Effects of Relative Humidity on Aerosols—Implications for Climate

Lacis, A. A., NASA - Goddard Institute for Space Studies

Aerosol Properties


"Refractive Indices of Three Hygroscopic Aerosols and their Dependence on Relative Humidity," October 2001.

Sponsored by the DOE Atmospheric Radiation Measurement (ARM) Program, science collaborators at the National Aeronautics and Space Administration (NASA) Goddard Institute for Space Studies (GISS) have created a new parameterization of hygroscopic aerosol properties for use in climate models. They have applied this parameterization in the GISS climate model to study the effects of aerosol on climate and are making it available to the broader scientific community. The parameterization begins with a set of laboratory measurements and then provides routines to interpolate the measurements across the full range of atmospheric conditions.

Many atmospheric aerosols—airborne particles that reflect the sun's energy away from earth and into space—are very sensitive to relative humidity (RH) changes. For example, when a hygroscopic aerosol—an aerosol that absorbs moisture from the air—begins to dissolve, its properties change as it absorbs water and the aerosol gets larger. Most hygroscopic aerosols stay in a dry, crystalline form in the atmosphere if the local RH is below some critical value around 65%. If the RH rises above that level, they absorb water and dissolve. As the RH increases, the particles continue to grow in size by absorbing more water from the air. If the RH level falls below the critical value, the aerosol begins to lose water and returns to its original dry state.

Larger particles are more effective at intercepting solar energy and therefore reflect more energy back to space. By determining how RH affects the size of the aerosol, scientists can calculate the effects aerosols have on solar and infrared radiation and subsequent impacts on climate change.

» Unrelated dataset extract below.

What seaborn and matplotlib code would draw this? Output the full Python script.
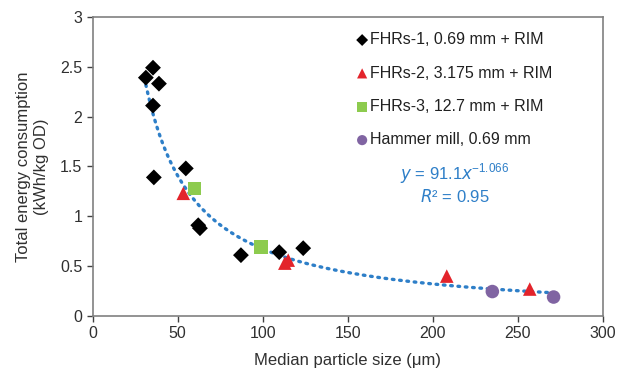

Using their parameterization in the NASA GISS general circulation model, the scientists included RH effects on aerosol size, real and imaginary refractive indices, and on scattering radiative parameters over the full range of solar and thermal wavelengths. Hygroscopic aerosols included in the parameterization are ammonium sulfate, sea salt, ammonium nitrate, and organic carbon. The scientists found that, compared to dry aerosols, the effects of RH increased the radiative forcing (which is a decrease in solar energy input to the earth system) as a result of sea salt by a factor of 2; of sulfate aerosols by about 50%; and of nitrate aerosols by about 25%.

This research is critical to understanding the effects that RH has on the size of aerosol properties, and the effect of aerosols on climate. Further treatment of aerosols is needed to help compare and corroborate general circulation model aerosol fields with ground-based and satellite measurements.